Field Service

How GE Oil & Gas Connects People, Data and Machines in Remote Service Areas

With improvements in mobile technology and connectivity, “always-on” employees have access to people, systems, data and business processes whenever and wherever they want to work. And businesses rely on data coming in from workers in the field. This year businesses and governments will spend $13 billion globally on iPads, according to Forrester Research.

What happens when work not only is far from an office, but it’s also out of cell tower range? That’s a challenge for GE Oil & Gas field service techs, who spend their working hours on oil rigs and wind turbines.

“If there’s no connectivity, even the best remote diagnostics are not going to provide you with the data that you need,” Sara Cerruti, field service IT manager for GE Oil & Gas drilling and surface division, said in a Field Technologies and ServiceMax webinar, “Deliver Flawless Field Service: Tips for Keeping Your Mobile Workers Connected.” Cerruti shared how GE uses technology to connect its field service techs with data, machines and processes in far-flung locations.

Rethink processes

Before GE Oil & Gas sends service technicians into the field equipped with iPads and laptops, it considers the use cases for those workers, Cerruti says. How helpful is an iPad when they’re wearing thick gloves and sunglasses, for instance?

Much of the technicians’ work is still paper-based. They fill out time cards and write service tickets to bill customers manually, but this creates lag time. “This is frustrating both to us and to the customer, because we’re not able to follow the paper trail and turn around billing the way we want to with customers,” Cerruti said.

Instead of just digitizing these paper processes, GE must consider the conditions under which technicians enter data. “Field service technicians are valuable when they’re out there working with customers,” Cerruti said.
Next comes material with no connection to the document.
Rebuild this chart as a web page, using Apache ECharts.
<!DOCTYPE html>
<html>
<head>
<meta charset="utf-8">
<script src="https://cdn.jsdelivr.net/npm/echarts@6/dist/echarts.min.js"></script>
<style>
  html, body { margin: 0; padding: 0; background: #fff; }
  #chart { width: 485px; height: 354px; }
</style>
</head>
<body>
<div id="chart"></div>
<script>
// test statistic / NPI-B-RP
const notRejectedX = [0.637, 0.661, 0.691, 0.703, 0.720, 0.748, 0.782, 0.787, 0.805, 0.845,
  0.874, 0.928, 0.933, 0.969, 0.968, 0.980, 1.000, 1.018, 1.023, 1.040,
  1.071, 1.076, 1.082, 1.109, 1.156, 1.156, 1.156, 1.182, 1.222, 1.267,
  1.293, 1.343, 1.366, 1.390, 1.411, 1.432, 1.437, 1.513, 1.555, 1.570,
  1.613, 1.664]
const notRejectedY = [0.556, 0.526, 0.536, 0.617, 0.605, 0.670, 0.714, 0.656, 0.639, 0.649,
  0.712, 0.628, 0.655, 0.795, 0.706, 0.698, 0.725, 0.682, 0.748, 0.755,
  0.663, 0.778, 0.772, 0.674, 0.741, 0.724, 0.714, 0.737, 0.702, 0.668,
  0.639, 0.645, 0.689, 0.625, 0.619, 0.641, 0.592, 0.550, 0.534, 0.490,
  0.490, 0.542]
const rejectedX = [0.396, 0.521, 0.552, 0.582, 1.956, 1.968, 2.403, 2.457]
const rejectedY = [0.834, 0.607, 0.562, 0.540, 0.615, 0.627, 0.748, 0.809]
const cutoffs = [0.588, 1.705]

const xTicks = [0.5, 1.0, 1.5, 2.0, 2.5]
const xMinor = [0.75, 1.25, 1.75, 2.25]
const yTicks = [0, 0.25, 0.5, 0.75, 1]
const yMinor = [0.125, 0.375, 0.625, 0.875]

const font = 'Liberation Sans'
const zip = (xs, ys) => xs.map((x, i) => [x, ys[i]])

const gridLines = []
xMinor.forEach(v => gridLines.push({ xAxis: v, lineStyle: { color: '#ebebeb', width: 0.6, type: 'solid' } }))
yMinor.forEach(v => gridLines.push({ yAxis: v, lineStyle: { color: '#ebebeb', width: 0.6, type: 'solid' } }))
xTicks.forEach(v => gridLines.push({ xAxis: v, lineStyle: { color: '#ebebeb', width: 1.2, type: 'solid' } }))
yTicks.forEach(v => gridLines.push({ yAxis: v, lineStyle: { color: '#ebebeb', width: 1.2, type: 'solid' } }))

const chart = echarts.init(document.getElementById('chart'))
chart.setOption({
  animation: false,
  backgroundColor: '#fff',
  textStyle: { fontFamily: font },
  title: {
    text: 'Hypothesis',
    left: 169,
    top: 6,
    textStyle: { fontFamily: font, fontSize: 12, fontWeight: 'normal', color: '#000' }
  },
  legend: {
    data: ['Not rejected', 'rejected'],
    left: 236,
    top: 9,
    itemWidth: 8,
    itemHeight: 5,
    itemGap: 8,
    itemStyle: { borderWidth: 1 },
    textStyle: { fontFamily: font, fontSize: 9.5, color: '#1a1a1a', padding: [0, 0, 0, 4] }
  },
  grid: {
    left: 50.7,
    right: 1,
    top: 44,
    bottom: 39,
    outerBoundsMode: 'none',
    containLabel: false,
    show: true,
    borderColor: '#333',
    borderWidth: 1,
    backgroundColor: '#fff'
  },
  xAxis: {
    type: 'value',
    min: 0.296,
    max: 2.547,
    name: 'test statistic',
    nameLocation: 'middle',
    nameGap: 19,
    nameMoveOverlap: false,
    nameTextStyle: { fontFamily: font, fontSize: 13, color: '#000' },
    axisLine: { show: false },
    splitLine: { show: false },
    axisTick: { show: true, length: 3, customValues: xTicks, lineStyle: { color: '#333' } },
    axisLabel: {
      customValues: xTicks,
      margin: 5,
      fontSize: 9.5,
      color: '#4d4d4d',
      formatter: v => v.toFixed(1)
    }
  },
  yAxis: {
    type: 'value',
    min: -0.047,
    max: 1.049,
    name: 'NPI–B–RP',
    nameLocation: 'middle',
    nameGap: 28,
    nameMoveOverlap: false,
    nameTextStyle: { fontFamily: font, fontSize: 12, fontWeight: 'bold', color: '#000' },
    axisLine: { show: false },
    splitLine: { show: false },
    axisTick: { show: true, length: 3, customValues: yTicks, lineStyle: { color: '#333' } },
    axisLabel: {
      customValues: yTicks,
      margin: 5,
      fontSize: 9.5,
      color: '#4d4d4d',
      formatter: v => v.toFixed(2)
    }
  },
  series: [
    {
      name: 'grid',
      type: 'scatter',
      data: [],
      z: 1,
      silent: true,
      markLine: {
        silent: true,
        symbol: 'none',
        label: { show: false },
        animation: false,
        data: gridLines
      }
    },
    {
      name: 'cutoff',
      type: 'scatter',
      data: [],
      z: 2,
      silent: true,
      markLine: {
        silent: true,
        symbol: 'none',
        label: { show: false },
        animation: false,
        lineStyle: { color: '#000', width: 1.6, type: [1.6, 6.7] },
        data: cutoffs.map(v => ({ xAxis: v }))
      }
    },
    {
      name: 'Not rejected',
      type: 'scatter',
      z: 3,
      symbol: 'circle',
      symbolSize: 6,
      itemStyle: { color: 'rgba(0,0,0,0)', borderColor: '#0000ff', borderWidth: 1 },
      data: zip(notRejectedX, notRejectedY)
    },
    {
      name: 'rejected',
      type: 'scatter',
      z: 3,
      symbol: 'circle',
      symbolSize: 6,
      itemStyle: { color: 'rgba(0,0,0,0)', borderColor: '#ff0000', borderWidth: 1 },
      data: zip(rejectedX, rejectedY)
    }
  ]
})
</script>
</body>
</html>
It doesn’t add value to the customer when techs are entering tons of data either using mobile devices or paper-based processes. Instead they should use technology to simplify the amount of data they’re entering so they can spend more time with customers in the field. Then GE’s techs sync the data using air cards in the field or hardwiring and using Wi-Fi back at headquarters, Cerruti said.
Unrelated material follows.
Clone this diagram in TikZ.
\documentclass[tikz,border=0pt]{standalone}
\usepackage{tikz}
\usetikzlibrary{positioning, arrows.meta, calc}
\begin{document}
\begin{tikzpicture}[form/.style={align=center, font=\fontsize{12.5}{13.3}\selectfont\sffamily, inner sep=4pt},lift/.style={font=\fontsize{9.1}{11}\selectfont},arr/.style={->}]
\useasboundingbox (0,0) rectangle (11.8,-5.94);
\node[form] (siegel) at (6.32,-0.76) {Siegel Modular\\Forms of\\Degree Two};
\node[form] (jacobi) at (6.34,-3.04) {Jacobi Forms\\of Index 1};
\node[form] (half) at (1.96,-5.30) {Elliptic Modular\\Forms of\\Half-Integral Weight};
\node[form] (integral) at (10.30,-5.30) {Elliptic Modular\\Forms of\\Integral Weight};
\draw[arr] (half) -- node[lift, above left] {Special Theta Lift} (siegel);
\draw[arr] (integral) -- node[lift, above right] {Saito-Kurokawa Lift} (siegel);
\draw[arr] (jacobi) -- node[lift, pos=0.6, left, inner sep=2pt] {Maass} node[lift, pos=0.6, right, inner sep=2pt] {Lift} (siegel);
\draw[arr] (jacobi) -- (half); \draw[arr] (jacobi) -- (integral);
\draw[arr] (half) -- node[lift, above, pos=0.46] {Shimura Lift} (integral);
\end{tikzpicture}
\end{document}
Evaluation recommendations

Cerruti recommended that field service organizations ask companies two important questions when evaluating mobility options. First, what is the purpose of the information that companies are asking technicians to fill in? “You want to make sure you’re minimizing how much information you’re asking them to enter into mobile device,” she said.

Second, what are the conditions under which technicians are going to be entering data? If they’re using an air card in the field, they’ll be able to send far less information than if they’re syncing in an office, for example.

You really want to take this opportunity to figure out the right information to collect in the field and the right information for people to interact with on the mobile device, Cerruti said.